** BEGIN **

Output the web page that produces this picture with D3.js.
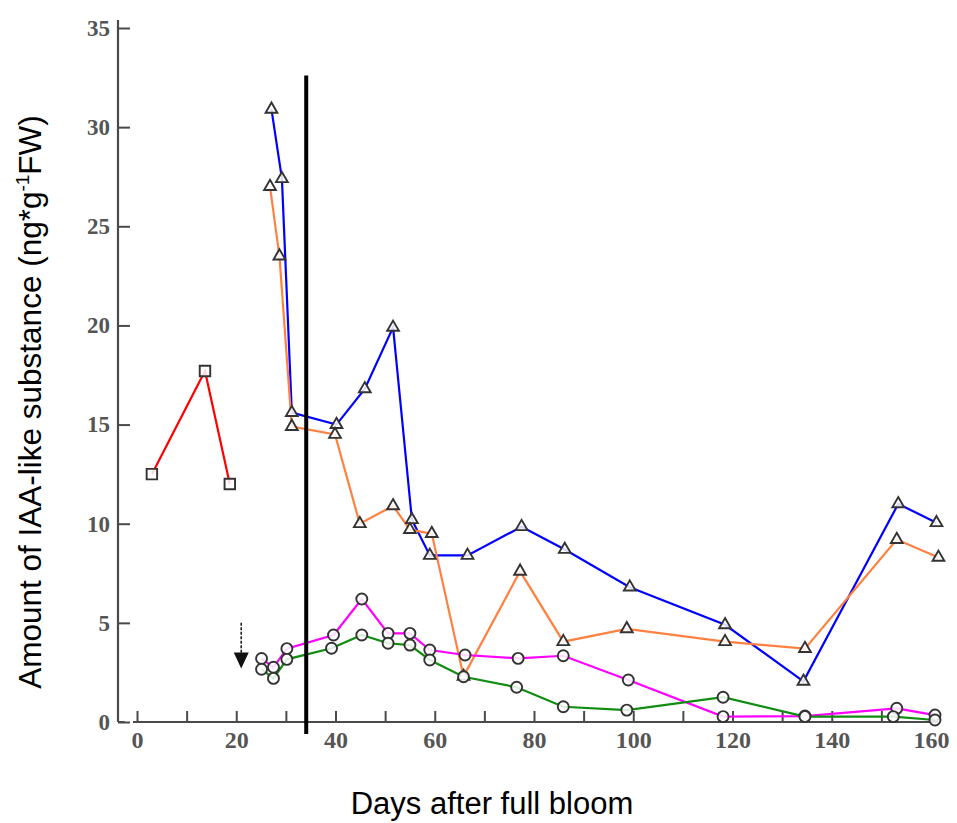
<!DOCTYPE html>
<html>
<head>
<meta charset="utf-8">
<script src="https://cdn.jsdelivr.net/npm/d3@7"></script>
<style>
  html, body { margin: 0; padding: 0; background: #fff; }
  svg { display: block; }
</style>
</head>
<body>
<svg id="chart" width="957" height="823"></svg>
<script>
// IAA-like substance content over the season (days after full bloom)

// Red series, squares (early fruitlets)
const redDays = [3, 13.7, 18.7];
const redVals = [12.5, 17.7, 12.0];

// Blue series, triangles
const blueDays = [27.1, 29.2, 31.2, 40.2, 45.9, 51.6, 55.4, 59.0, 66.6, 77.5, 86.2, 99.3, 118.5, 134.3, 153.4, 161.1];
const blueVals = [30.9, 27.4, 15.6, 15.0, 16.8, 19.9, 10.2, 8.4, 8.4, 9.85, 8.7, 6.8, 4.9, 2.05, 11.0, 10.05];

// Orange series, triangles
const orangeDays = [26.8, 28.7, 31.2, 39.9, 44.9, 51.6, 55.0, 59.4, 65.8, 77.2, 85.9, 98.7, 118.5, 134.6, 153.1, 161.5];
const orangeVals = [27.0, 23.5, 14.9, 14.5, 10.0, 10.9, 9.7, 9.5, 2.3, 7.6, 4.05, 4.7, 4.05, 3.7, 9.2, 8.3];

// Magenta series, circles
const magentaDays = [25.1, 27.5, 30.2, 39.6, 45.3, 50.6, 55.0, 59.0, 66.1, 76.8, 85.9, 99.0, 118.1, 134.6, 153.1, 160.8];
const magentaVals = [3.2, 2.76, 3.7, 4.39, 6.2, 4.47, 4.47, 3.63, 3.38, 3.21, 3.34, 2.12, 0.27, 0.3, 0.69, 0.35];

// Green series, circles
const greenDays = [25.1, 27.5, 30.2, 39.2, 45.3, 50.6, 55.0, 59.0, 65.8, 76.5, 85.9, 98.7, 118.1, 134.6, 152.4, 160.8];
const greenVals = [2.66, 2.2, 3.16, 3.72, 4.39, 3.97, 3.88, 3.13, 2.28, 1.75, 0.77, 0.6, 1.25, 0.27, 0.27, 0.1];

// Reference marks
const dividerDay = 34.1;          // vertical divider
const dividerRange = [32.6, -0.6];
const arrowDay = 21;              // downward arrow
const arrowRange = [5.0, 2.7];

// Axis ticks
const xTicks = d3.range(0, 161, 10);
const xLabelTicks = [0, 20, 40, 60, 80, 100, 120, 140, 160];
const yTicks = [0, 5, 10, 15, 20, 25, 30, 35];

const xTitle = "Days after full bloom";
const yTitle = ["Amount of IAA-like substance (ng*g", "-1", "FW)"];

const svg = d3.select("#chart");

const x = d3.scaleLinear().domain([0, 160]).range([137, 931]);
const y = d3.scaleLinear().domain([0, 35]).range([722, 28]);

const axisColor = "#4a4a4a";
const tickFont = "'Liberation Serif', 'DejaVu Serif', serif";

// ---- axes ----
const yAxis = svg.append("g")
  .attr("transform", `translate(${118},0)`)
  .call(d3.axisLeft(y).tickValues(yTicks).tickSize(-12).tickSizeOuter(0).tickPadding(8));
yAxis.select(".domain").remove();
yAxis.append("line")
  .attr("x1", 0).attr("x2", 0)
  .attr("y1", y(35.4)).attr("y2", y(0))
  .attr("stroke", axisColor).attr("stroke-width", 2.2);
yAxis.selectAll(".tick line").attr("stroke", axisColor).attr("stroke-width", 2);
yAxis.selectAll(".tick text")
  .attr("font-family", tickFont).attr("font-weight", "bold")
  .attr("font-size", 23).attr("fill", "#555");

const xAxis = svg.append("g")
  .attr("transform", `translate(0,${y(0)})`)
  .call(d3.axisBottom(x).tickValues(xTicks).tickSize(-11).tickSizeOuter(0).tickPadding(9)
    .tickFormat(d => xLabelTicks.includes(d) ? d : ""));
xAxis.select(".domain").remove();
xAxis.append("line")
  .attr("x1", x(-0.8)).attr("x2", x(161.5))
  .attr("y1", 0).attr("y2", 0)
  .attr("stroke", axisColor).attr("stroke-width", 2.2);
xAxis.selectAll(".tick line").attr("stroke", axisColor).attr("stroke-width", 2);
xAxis.selectAll(".tick text")
  .attr("font-family", tickFont).attr("font-weight", "bold")
  .attr("font-size", 24).attr("fill", "#555");

// small hook joining the y axis to the x axis
svg.append("line")
  .attr("x1", 118).attr("x2", x(-2.5))
  .attr("y1", y(0)).attr("y2", y(0))
  .attr("stroke", axisColor).attr("stroke-width", 2);

// ---- series ----
const series = [
  { days: redDays, vals: redVals, color: "#ff0000", shape: d3.symbolSquare, size: 110 },
  { days: blueDays, vals: blueVals, color: "#0000ff", shape: d3.symbolTriangle, size: 60 },
  { days: orangeDays, vals: orangeVals, color: "#ff8040", shape: d3.symbolTriangle, size: 60 },
  { days: magentaDays, vals: magentaVals, color: "#ff00ff", shape: d3.symbolCircle, size: 95 },
  { days: greenDays, vals: greenVals, color: "#108c10", shape: d3.symbolCircle, size: 95 }
];

const line = d3.line().x(d => x(d[0])).y(d => y(d[1]));

const linesG = svg.append("g");
series.forEach(s => {
  const pts = s.days.map((d, i) => [d, s.vals[i]]);
  linesG.append("path")
    .datum(pts)
    .attr("fill", "none")
    .attr("stroke", s.color)
    .attr("stroke-width", 2.2)
    .attr("d", line);
});

const markersG = svg.append("g");
series.forEach(s => {
  const pts = s.days.map((d, i) => [d, s.vals[i]]);
  markersG.selectAll(null)
    .data(pts)
    .enter().append("path")
    .attr("transform", d => `translate(${x(d[0])},${y(d[1])})`)
    .attr("d", d3.symbol().type(s.shape).size(s.size))
    .attr("fill", "#fff")
    .attr("fill-opacity", 0.85)
    .attr("stroke", "#333")
    .attr("stroke-width", 1.9);
});

// ---- arrow ----
const ax = x(arrowDay);
const headLen = 16;
svg.append("line")
  .attr("x1", ax).attr("x2", ax)
  .attr("y1", y(arrowRange[0])).attr("y2", y(arrowRange[1]) - headLen + 1)
  .attr("stroke", "#222").attr("stroke-width", 1.6)
  .attr("stroke-dasharray", "3,1.5");
svg.append("path")
  .attr("d", `M${ax - 7.5},${y(arrowRange[1]) - headLen} L${ax + 7.5},${y(arrowRange[1]) - headLen} L${ax},${y(arrowRange[1])} Z`)
  .attr("fill", "#111");

// ---- divider ----
svg.append("line")
  .attr("x1", x(dividerDay)).attr("x2", x(dividerDay))
  .attr("y1", y(dividerRange[0])).attr("y2", y(dividerRange[1]))
  .attr("stroke", "#000").attr("stroke-width", 4);

// ---- titles ----
svg.append("text")
  .attr("x", 492).attr("y", 814)
  .attr("text-anchor", "middle")
  .attr("font-family", "'Liberation Sans', Arial, sans-serif")
  .attr("font-size", 31)
  .attr("fill", "#000")
  .text(xTitle);

const yt = svg.append("text")
  .attr("transform", "translate(41,402) rotate(-90)")
  .attr("text-anchor", "middle")
  .attr("font-family", "'Liberation Sans', Arial, sans-serif")
  .attr("font-size", 31.5)
  .attr("fill", "#000");
yt.append("tspan").text(yTitle[0]);
yt.append("tspan").attr("font-size", 19).attr("dy", -12).text(yTitle[1]);
yt.append("tspan").attr("dy", 12).text(yTitle[2]);
</script>
</body>
</html>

** END **

**Given request:** Repeat the listing above up to and including the line with "3.7, 9.2, 8.3];", starting from its first line. Drop any pictures.

**Solution to the problem:**
Output the web page that produces this picture with D3.js.
<!DOCTYPE html>
<html>
<head>
<meta charset="utf-8">
<script src="https://cdn.jsdelivr.net/npm/d3@7"></script>
<style>
  html, body { margin: 0; padding: 0; background: #fff; }
  svg { display: block; }
</style>
</head>
<body>
<svg id="chart" width="957" height="823"></svg>
<script>
// IAA-like substance content over the season (days after full bloom)

// Red series, squares (early fruitlets)
const redDays = [3, 13.7, 18.7];
const redVals = [12.5, 17.7, 12.0];

// Blue series, triangles
const blueDays = [27.1, 29.2, 31.2, 40.2, 45.9, 51.6, 55.4, 59.0, 66.6, 77.5, 86.2, 99.3, 118.5, 134.3, 153.4, 161.1];
const blueVals = [30.9, 27.4, 15.6, 15.0, 16.8, 19.9, 10.2, 8.4, 8.4, 9.85, 8.7, 6.8, 4.9, 2.05, 11.0, 10.05];

// Orange series, triangles
const orangeDays = [26.8, 28.7, 31.2, 39.9, 44.9, 51.6, 55.0, 59.4, 65.8, 77.2, 85.9, 98.7, 118.5, 134.6, 153.1, 161.5];
const orangeVals = [27.0, 23.5, 14.9, 14.5, 10.0, 10.9, 9.7, 9.5, 2.3, 7.6, 4.05, 4.7, 4.05, 3.7, 9.2, 8.3];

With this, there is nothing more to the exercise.